◆ **Task directions**
Make an exact copy of the records, with the images left out.

◆ **Entries with chart source code**

'''

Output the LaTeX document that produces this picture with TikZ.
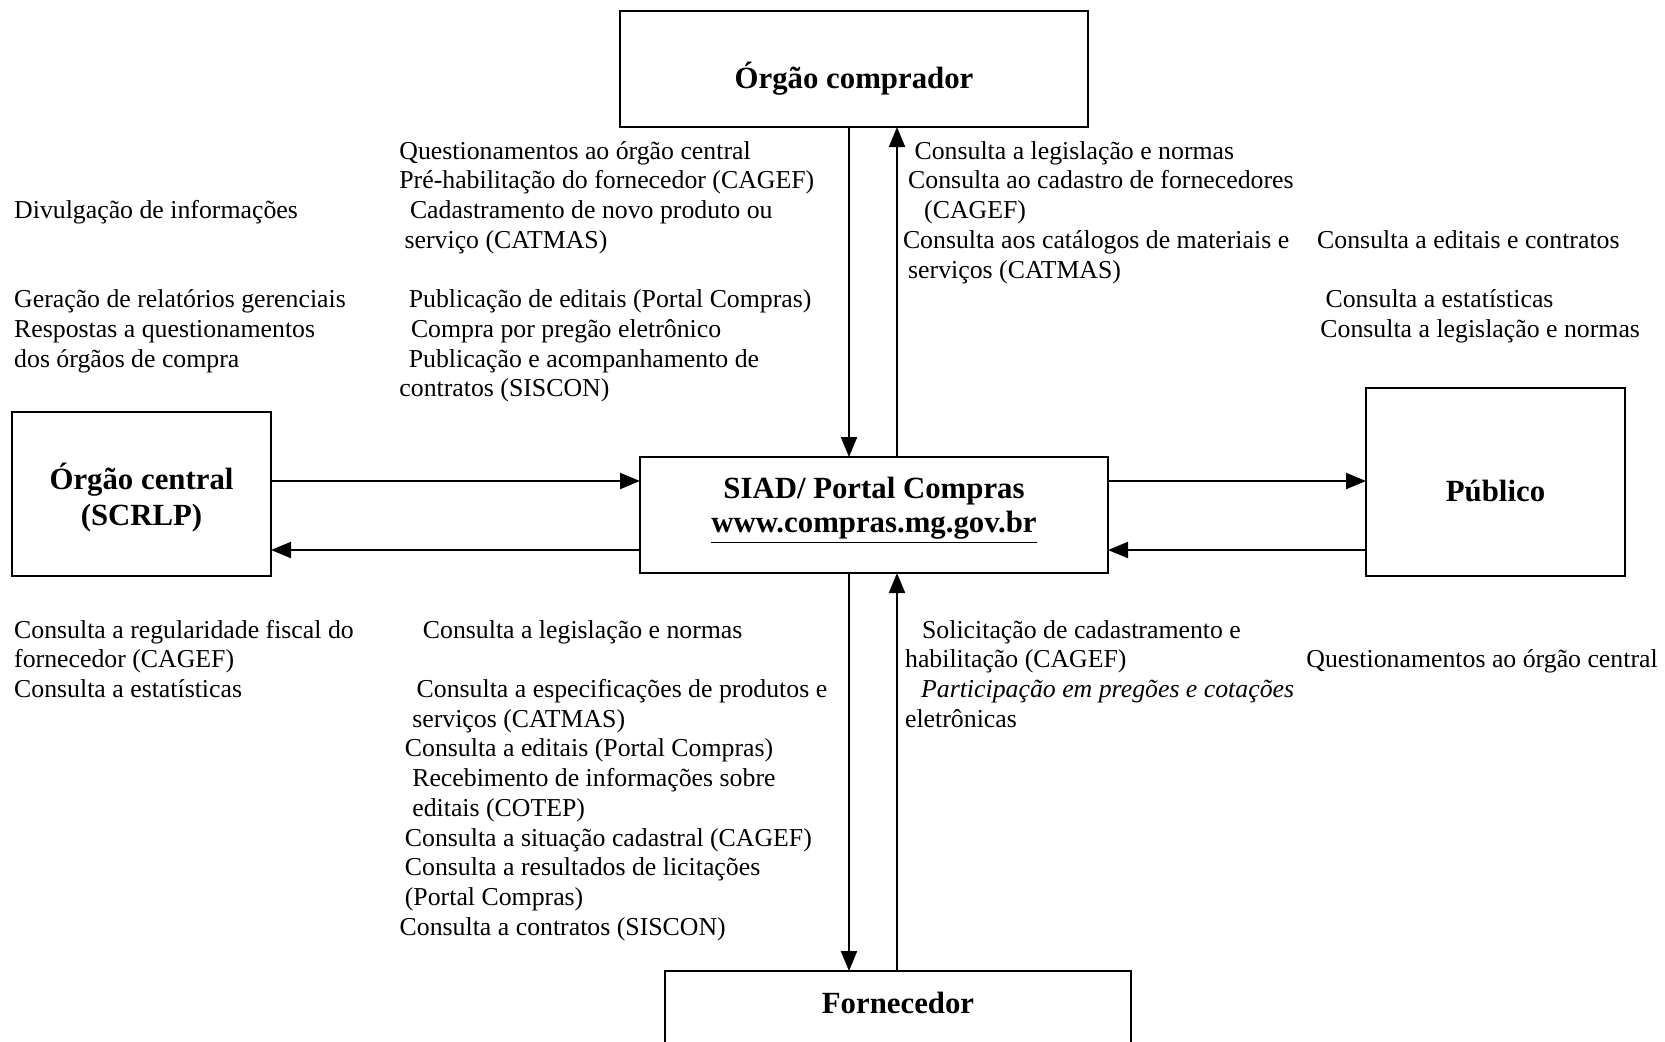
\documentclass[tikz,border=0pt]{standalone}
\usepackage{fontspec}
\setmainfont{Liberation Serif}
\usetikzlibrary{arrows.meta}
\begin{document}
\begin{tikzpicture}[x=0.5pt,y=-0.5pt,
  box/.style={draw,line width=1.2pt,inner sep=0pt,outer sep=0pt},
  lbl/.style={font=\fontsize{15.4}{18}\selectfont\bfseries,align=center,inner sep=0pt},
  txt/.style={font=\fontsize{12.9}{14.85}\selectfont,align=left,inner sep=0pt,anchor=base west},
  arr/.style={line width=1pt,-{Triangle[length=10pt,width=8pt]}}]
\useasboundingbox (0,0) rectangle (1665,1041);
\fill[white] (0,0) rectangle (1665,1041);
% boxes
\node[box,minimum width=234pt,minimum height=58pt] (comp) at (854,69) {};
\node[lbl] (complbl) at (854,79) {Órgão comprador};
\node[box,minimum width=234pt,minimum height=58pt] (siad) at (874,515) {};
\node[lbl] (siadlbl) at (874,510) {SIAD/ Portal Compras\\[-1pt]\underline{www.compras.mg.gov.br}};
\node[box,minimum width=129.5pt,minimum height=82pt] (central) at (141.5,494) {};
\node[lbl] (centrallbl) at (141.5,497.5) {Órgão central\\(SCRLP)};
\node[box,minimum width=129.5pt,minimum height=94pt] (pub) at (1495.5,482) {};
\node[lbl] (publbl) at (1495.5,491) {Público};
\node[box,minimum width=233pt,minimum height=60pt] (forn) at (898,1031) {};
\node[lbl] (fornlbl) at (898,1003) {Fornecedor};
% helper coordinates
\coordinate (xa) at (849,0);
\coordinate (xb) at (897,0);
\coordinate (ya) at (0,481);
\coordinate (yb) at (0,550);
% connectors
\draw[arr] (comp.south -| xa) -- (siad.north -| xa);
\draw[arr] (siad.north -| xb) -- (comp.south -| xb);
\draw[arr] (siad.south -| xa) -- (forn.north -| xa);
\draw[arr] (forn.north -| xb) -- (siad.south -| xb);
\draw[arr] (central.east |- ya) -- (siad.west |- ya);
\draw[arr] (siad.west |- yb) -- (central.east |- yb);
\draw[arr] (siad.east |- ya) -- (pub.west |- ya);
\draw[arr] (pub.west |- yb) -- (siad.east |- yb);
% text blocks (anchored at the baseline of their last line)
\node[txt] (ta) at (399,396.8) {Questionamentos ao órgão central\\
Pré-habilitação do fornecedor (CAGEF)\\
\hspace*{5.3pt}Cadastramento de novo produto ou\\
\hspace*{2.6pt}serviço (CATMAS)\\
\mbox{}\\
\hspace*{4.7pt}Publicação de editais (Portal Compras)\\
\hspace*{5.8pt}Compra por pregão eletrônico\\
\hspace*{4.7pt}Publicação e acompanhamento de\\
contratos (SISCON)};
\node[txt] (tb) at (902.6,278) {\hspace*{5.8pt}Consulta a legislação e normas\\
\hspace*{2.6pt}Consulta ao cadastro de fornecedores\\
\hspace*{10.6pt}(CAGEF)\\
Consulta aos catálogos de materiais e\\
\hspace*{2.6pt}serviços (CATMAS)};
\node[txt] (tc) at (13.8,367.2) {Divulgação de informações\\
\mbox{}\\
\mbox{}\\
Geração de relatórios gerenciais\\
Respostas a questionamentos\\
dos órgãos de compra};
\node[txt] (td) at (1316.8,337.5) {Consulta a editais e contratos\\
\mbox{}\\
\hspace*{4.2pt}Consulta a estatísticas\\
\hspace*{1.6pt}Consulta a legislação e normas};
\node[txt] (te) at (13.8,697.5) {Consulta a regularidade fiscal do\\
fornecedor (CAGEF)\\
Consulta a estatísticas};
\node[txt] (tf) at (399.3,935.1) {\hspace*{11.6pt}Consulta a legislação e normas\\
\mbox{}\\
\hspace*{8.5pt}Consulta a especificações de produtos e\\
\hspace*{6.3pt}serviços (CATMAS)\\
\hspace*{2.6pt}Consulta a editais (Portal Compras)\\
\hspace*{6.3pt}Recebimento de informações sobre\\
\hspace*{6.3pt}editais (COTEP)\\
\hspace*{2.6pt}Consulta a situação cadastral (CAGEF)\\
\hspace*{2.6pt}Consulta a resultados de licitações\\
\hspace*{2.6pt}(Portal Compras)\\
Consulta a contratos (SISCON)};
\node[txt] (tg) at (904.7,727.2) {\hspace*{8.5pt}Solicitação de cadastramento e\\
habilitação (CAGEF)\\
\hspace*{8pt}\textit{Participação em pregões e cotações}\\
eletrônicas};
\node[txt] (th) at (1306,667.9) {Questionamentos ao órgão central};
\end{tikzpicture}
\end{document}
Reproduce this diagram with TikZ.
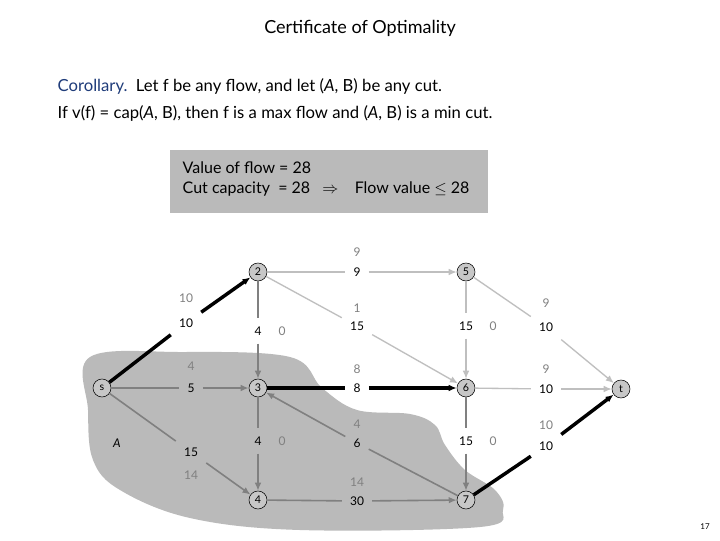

'''

◆ **Exercise answer**
Output the LaTeX document that produces this picture with TikZ.
\documentclass[tikz,border=0pt]{standalone}
\usepackage{fontspec}
\setmainfont{Liberation Serif}
\usetikzlibrary{arrows.meta}
\begin{document}
\begin{tikzpicture}[x=0.5pt,y=-0.5pt,
  box/.style={draw,line width=1.2pt,inner sep=0pt,outer sep=0pt},
  lbl/.style={font=\fontsize{15.4}{18}\selectfont\bfseries,align=center,inner sep=0pt},
  txt/.style={font=\fontsize{12.9}{14.85}\selectfont,align=left,inner sep=0pt,anchor=base west},
  arr/.style={line width=1pt,-{Triangle[length=10pt,width=8pt]}}]
\useasboundingbox (0,0) rectangle (1665,1041);
\fill[white] (0,0) rectangle (1665,1041);
% boxes
\node[box,minimum width=234pt,minimum height=58pt] (comp) at (854,69) {};
\node[lbl] (complbl) at (854,79) {Órgão comprador};
\node[box,minimum width=234pt,minimum height=58pt] (siad) at (874,515) {};
\node[lbl] (siadlbl) at (874,510) {SIAD/ Portal Compras\\[-1pt]\underline{www.compras.mg.gov.br}};
\node[box,minimum width=129.5pt,minimum height=82pt] (central) at (141.5,494) {};
\node[lbl] (centrallbl) at (141.5,497.5) {Órgão central\\(SCRLP)};
\node[box,minimum width=129.5pt,minimum height=94pt] (pub) at (1495.5,482) {};
\node[lbl] (publbl) at (1495.5,491) {Público};
\node[box,minimum width=233pt,minimum height=60pt] (forn) at (898,1031) {};
\node[lbl] (fornlbl) at (898,1003) {Fornecedor};
% helper coordinates
\coordinate (xa) at (849,0);
\coordinate (xb) at (897,0);
\coordinate (ya) at (0,481);
\coordinate (yb) at (0,550);
% connectors
\draw[arr] (comp.south -| xa) -- (siad.north -| xa);
\draw[arr] (siad.north -| xb) -- (comp.south -| xb);
\draw[arr] (siad.south -| xa) -- (forn.north -| xa);
\draw[arr] (forn.north -| xb) -- (siad.south -| xb);
\draw[arr] (central.east |- ya) -- (siad.west |- ya);
\draw[arr] (siad.west |- yb) -- (central.east |- yb);
\draw[arr] (siad.east |- ya) -- (pub.west |- ya);
\draw[arr] (pub.west |- yb) -- (siad.east |- yb);
% text blocks (anchored at the baseline of their last line)
\node[txt] (ta) at (399,396.8) {Questionamentos ao órgão central\\
Pré-habilitação do fornecedor (CAGEF)\\
\hspace*{5.3pt}Cadastramento de novo produto ou\\
\hspace*{2.6pt}serviço (CATMAS)\\
\mbox{}\\
\hspace*{4.7pt}Publicação de editais (Portal Compras)\\
\hspace*{5.8pt}Compra por pregão eletrônico\\
\hspace*{4.7pt}Publicação e acompanhamento de\\
contratos (SISCON)};
\node[txt] (tb) at (902.6,278) {\hspace*{5.8pt}Consulta a legislação e normas\\
\hspace*{2.6pt}Consulta ao cadastro de fornecedores\\
\hspace*{10.6pt}(CAGEF)\\
Consulta aos catálogos de materiais e\\
\hspace*{2.6pt}serviços (CATMAS)};
\node[txt] (tc) at (13.8,367.2) {Divulgação de informações\\
\mbox{}\\
\mbox{}\\
Geração de relatórios gerenciais\\
Respostas a questionamentos\\
dos órgãos de compra};
\node[txt] (td) at (1316.8,337.5) {Consulta a editais e contratos\\
\mbox{}\\
\hspace*{4.2pt}Consulta a estatísticas\\
\hspace*{1.6pt}Consulta a legislação e normas};
\node[txt] (te) at (13.8,697.5) {Consulta a regularidade fiscal do\\
fornecedor (CAGEF)\\
Consulta a estatísticas};
\node[txt] (tf) at (399.3,935.1) {\hspace*{11.6pt}Consulta a legislação e normas\\
\mbox{}\\
\hspace*{8.5pt}Consulta a especificações de produtos e\\
\hspace*{6.3pt}serviços (CATMAS)\\
\hspace*{2.6pt}Consulta a editais (Portal Compras)\\
\hspace*{6.3pt}Recebimento de informações sobre\\
\hspace*{6.3pt}editais (COTEP)\\
\hspace*{2.6pt}Consulta a situação cadastral (CAGEF)\\
\hspace*{2.6pt}Consulta a resultados de licitações\\
\hspace*{2.6pt}(Portal Compras)\\
Consulta a contratos (SISCON)};
\node[txt] (tg) at (904.7,727.2) {\hspace*{8.5pt}Solicitação de cadastramento e\\
habilitação (CAGEF)\\
\hspace*{8pt}\textit{Participação em pregões e cotações}\\
eletrônicas};
\node[txt] (th) at (1306,667.9) {Questionamentos ao órgão central};
\end{tikzpicture}
\end{document}
Reproduce this diagram with TikZ.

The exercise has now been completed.